SHORT PROBLEM:
Everything from the line containing "Write a web" down to the line containing "76,77,78,77,78];" is to be returned exactly; include both boundary lines and leave out all others.

+---+

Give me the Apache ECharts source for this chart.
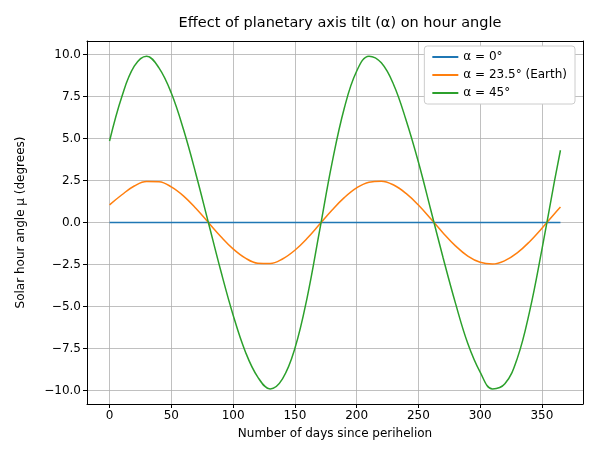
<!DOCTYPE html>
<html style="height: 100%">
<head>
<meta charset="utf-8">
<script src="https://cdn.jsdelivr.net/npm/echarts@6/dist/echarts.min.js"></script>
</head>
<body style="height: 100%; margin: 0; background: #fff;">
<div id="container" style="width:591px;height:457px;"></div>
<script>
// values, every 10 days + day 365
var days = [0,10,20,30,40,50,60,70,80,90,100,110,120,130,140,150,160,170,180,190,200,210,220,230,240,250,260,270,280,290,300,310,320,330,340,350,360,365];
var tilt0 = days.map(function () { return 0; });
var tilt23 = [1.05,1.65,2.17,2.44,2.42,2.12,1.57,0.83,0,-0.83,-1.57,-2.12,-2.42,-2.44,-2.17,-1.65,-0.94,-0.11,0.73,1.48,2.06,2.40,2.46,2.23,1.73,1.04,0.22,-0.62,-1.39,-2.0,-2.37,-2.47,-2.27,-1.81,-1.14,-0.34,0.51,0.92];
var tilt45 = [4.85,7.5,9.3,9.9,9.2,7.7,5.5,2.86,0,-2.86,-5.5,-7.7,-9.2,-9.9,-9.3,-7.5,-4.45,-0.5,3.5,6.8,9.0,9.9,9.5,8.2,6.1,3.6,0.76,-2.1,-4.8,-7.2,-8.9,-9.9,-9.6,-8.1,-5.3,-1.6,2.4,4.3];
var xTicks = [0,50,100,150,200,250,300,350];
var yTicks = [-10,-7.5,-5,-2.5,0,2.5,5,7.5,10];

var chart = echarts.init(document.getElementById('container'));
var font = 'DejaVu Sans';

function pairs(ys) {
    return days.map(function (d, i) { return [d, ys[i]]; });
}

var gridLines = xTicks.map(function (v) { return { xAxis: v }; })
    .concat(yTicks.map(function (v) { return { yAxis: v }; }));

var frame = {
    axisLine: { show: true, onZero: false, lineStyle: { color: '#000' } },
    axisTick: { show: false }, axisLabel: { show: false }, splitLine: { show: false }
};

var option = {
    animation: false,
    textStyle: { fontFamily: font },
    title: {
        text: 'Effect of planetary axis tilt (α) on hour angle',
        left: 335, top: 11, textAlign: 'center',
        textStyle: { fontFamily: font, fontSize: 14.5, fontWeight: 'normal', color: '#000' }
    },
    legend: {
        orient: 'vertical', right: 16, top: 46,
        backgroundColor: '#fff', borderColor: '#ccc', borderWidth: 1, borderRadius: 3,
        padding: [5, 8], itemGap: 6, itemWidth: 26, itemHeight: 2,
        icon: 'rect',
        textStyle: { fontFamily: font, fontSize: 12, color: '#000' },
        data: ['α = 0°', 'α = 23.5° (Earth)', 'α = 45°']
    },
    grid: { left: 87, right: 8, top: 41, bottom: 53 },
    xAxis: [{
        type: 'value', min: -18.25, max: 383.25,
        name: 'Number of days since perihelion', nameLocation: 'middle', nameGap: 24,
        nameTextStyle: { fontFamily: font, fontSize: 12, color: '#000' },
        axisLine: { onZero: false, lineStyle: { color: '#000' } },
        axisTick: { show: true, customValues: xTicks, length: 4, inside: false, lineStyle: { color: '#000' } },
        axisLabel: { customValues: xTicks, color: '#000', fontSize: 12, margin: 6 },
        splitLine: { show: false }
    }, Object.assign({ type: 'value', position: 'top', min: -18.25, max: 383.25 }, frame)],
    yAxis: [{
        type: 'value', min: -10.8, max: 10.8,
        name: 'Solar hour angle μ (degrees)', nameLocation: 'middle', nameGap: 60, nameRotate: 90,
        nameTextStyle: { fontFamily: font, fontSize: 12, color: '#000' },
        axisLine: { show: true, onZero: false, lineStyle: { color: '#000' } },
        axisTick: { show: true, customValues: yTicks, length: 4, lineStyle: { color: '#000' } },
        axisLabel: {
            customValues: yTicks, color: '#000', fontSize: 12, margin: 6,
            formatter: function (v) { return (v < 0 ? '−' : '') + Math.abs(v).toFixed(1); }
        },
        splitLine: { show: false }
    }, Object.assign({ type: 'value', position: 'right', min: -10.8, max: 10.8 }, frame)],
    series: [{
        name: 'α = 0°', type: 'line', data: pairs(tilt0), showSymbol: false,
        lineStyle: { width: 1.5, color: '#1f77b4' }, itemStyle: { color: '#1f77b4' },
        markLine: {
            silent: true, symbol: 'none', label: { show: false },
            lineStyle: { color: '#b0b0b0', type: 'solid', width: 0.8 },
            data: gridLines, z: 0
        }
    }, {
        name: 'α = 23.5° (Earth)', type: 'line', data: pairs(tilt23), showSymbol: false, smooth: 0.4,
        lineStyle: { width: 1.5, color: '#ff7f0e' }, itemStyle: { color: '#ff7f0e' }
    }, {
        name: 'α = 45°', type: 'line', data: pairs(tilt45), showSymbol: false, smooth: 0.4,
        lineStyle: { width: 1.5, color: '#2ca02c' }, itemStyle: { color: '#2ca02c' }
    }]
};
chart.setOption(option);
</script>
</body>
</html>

+---+

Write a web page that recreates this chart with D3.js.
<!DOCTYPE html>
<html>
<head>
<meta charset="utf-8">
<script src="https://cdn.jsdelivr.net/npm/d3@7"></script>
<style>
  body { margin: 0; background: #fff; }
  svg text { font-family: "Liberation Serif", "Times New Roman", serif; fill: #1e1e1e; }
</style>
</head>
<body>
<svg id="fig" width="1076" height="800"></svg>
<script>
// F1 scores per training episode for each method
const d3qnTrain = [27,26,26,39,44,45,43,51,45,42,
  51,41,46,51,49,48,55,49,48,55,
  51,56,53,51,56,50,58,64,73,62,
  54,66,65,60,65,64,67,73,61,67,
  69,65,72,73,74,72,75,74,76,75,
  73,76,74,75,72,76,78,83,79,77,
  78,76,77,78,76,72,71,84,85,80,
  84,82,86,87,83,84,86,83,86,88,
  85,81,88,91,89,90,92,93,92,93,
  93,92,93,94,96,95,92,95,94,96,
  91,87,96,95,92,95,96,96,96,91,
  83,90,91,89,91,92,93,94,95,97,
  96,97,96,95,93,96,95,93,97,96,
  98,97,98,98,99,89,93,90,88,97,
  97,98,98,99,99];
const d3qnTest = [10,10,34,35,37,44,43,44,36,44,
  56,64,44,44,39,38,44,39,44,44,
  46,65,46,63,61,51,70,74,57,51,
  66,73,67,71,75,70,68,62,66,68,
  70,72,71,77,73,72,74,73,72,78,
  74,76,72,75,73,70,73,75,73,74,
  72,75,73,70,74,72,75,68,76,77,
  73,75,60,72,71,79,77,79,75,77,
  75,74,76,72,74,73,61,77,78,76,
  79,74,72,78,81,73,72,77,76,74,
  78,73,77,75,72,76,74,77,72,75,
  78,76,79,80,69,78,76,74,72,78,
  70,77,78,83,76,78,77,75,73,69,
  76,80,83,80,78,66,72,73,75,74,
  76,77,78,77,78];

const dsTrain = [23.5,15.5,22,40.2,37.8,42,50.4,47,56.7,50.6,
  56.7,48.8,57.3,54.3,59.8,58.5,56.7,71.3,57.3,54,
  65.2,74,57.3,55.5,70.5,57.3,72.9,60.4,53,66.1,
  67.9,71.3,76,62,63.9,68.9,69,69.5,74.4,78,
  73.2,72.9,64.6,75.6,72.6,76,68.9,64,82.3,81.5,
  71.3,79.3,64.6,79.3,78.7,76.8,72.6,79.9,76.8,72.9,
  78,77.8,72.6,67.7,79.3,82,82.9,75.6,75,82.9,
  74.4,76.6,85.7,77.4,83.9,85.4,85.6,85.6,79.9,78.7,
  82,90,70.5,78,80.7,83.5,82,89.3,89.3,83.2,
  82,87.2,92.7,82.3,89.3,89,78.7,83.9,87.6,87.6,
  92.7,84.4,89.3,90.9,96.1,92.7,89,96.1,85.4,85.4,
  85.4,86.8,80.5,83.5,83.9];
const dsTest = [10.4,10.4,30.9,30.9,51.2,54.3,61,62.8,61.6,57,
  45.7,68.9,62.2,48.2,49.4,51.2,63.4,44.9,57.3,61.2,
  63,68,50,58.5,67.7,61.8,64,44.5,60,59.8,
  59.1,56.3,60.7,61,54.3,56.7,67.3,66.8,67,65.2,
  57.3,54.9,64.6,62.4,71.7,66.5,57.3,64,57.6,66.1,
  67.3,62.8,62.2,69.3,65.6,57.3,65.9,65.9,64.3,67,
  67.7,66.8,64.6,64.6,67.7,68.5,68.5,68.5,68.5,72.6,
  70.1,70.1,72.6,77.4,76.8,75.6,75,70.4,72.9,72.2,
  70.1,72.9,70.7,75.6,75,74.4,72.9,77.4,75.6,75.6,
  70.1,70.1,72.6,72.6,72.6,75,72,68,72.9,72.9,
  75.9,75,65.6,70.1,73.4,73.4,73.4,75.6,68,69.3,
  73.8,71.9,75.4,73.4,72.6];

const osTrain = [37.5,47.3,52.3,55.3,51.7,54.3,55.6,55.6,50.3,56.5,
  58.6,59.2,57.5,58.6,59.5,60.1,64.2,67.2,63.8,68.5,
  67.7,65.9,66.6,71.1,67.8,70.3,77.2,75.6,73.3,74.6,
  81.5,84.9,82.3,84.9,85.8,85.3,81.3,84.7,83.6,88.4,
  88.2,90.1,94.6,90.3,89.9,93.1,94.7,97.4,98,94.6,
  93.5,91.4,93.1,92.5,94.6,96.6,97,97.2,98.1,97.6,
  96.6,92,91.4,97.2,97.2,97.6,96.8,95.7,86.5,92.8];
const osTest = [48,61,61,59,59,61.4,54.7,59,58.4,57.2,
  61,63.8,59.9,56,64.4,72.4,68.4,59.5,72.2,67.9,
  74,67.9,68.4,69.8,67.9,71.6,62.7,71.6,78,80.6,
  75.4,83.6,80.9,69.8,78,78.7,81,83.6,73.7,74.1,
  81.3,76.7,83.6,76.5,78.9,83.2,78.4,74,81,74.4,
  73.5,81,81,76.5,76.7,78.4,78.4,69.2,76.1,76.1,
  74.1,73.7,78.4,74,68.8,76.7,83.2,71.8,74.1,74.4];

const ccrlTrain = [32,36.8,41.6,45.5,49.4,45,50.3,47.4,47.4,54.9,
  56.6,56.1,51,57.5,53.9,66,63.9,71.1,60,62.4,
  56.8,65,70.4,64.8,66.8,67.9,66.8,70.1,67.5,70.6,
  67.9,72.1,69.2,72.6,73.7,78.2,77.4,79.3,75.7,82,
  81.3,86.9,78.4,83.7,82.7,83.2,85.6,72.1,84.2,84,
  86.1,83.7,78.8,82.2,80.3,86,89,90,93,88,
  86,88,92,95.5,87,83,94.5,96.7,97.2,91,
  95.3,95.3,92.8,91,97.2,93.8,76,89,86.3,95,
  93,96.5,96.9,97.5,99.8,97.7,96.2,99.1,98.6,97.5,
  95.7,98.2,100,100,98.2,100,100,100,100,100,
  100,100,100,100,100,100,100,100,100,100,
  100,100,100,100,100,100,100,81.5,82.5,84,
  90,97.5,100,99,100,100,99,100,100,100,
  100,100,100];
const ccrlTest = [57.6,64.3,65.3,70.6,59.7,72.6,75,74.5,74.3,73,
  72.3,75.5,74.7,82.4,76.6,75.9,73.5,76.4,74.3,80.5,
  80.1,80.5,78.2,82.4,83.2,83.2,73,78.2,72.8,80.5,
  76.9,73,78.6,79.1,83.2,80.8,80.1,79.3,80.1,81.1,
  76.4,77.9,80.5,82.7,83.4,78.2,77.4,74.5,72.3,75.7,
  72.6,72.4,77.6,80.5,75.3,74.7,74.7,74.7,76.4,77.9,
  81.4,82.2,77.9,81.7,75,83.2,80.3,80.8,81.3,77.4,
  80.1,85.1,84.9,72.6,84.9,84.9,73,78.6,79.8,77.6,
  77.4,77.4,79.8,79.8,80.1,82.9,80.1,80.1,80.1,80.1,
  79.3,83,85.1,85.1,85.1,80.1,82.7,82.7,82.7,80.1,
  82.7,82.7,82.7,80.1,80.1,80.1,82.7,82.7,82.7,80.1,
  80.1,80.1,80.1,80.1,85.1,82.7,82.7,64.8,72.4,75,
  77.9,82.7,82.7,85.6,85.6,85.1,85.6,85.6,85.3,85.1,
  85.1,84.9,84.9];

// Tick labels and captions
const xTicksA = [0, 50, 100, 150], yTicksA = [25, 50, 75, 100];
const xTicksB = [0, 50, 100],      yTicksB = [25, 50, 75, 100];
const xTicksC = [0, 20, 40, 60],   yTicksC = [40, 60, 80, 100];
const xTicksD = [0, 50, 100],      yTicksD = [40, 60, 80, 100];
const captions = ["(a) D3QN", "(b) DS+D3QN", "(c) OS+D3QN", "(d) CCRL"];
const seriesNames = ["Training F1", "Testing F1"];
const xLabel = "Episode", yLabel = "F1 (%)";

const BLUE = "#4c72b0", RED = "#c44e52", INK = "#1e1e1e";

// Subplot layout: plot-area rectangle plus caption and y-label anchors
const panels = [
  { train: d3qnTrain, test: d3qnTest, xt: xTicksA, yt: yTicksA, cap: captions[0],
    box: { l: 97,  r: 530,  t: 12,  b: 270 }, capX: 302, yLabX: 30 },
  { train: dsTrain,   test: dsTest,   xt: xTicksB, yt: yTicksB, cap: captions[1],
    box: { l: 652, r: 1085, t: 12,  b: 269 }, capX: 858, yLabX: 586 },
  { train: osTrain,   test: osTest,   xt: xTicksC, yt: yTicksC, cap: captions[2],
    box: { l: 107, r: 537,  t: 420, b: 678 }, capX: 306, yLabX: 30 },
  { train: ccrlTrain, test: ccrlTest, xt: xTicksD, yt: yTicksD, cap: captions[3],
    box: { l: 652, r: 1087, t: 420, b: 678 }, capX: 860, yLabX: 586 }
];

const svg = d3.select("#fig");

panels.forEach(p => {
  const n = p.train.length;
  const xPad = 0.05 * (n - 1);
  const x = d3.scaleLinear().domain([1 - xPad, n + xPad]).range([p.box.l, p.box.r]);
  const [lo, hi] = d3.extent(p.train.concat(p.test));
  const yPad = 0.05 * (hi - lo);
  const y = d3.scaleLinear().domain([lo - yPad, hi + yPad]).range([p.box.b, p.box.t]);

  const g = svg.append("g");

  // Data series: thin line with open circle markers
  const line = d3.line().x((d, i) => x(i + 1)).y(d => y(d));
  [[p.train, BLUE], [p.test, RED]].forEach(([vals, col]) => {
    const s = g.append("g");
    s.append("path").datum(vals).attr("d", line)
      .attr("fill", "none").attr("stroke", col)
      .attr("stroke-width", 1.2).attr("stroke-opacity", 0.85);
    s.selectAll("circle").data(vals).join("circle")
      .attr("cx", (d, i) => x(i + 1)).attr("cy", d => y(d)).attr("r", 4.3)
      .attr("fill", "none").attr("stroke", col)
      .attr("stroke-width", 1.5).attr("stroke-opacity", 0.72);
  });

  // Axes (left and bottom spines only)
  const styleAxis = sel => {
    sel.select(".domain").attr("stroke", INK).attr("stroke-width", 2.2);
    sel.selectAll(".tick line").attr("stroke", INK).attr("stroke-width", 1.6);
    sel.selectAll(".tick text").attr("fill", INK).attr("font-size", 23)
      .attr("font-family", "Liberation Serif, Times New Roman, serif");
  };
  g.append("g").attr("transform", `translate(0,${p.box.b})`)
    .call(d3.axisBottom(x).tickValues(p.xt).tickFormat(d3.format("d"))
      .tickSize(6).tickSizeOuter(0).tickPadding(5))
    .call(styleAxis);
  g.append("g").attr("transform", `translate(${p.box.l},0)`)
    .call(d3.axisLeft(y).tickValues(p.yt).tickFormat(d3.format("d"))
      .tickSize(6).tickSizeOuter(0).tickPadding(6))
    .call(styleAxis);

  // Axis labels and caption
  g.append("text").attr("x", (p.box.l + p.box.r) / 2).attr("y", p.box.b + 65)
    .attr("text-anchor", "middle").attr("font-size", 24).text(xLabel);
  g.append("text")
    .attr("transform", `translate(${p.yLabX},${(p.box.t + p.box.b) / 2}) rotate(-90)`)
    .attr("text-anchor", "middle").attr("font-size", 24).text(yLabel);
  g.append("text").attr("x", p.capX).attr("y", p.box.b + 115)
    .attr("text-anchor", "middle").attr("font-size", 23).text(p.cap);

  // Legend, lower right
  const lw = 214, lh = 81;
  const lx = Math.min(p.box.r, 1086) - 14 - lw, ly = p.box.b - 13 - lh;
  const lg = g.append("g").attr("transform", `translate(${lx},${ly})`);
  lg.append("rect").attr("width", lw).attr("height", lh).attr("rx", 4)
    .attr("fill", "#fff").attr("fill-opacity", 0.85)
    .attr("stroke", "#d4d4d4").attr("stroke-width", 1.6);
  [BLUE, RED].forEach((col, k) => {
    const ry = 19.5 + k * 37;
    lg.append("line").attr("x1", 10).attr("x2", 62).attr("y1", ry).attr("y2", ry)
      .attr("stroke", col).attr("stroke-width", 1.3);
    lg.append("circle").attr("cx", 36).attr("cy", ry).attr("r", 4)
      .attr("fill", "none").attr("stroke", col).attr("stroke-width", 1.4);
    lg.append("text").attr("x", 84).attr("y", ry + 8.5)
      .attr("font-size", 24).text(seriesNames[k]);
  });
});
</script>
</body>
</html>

+---+

SOLUTION FOR THIS EXERCISE:
Write a web page that recreates this chart with D3.js.
<!DOCTYPE html>
<html>
<head>
<meta charset="utf-8">
<script src="https://cdn.jsdelivr.net/npm/d3@7"></script>
<style>
  body { margin: 0; background: #fff; }
  svg text { font-family: "Liberation Serif", "Times New Roman", serif; fill: #1e1e1e; }
</style>
</head>
<body>
<svg id="fig" width="1076" height="800"></svg>
<script>
// F1 scores per training episode for each method
const d3qnTrain = [27,26,26,39,44,45,43,51,45,42,
  51,41,46,51,49,48,55,49,48,55,
  51,56,53,51,56,50,58,64,73,62,
  54,66,65,60,65,64,67,73,61,67,
  69,65,72,73,74,72,75,74,76,75,
  73,76,74,75,72,76,78,83,79,77,
  78,76,77,78,76,72,71,84,85,80,
  84,82,86,87,83,84,86,83,86,88,
  85,81,88,91,89,90,92,93,92,93,
  93,92,93,94,96,95,92,95,94,96,
  91,87,96,95,92,95,96,96,96,91,
  83,90,91,89,91,92,93,94,95,97,
  96,97,96,95,93,96,95,93,97,96,
  98,97,98,98,99,89,93,90,88,97,
  97,98,98,99,99];
const d3qnTest = [10,10,34,35,37,44,43,44,36,44,
  56,64,44,44,39,38,44,39,44,44,
  46,65,46,63,61,51,70,74,57,51,
  66,73,67,71,75,70,68,62,66,68,
  70,72,71,77,73,72,74,73,72,78,
  74,76,72,75,73,70,73,75,73,74,
  72,75,73,70,74,72,75,68,76,77,
  73,75,60,72,71,79,77,79,75,77,
  75,74,76,72,74,73,61,77,78,76,
  79,74,72,78,81,73,72,77,76,74,
  78,73,77,75,72,76,74,77,72,75,
  78,76,79,80,69,78,76,74,72,78,
  70,77,78,83,76,78,77,75,73,69,
  76,80,83,80,78,66,72,73,75,74,
  76,77,78,77,78];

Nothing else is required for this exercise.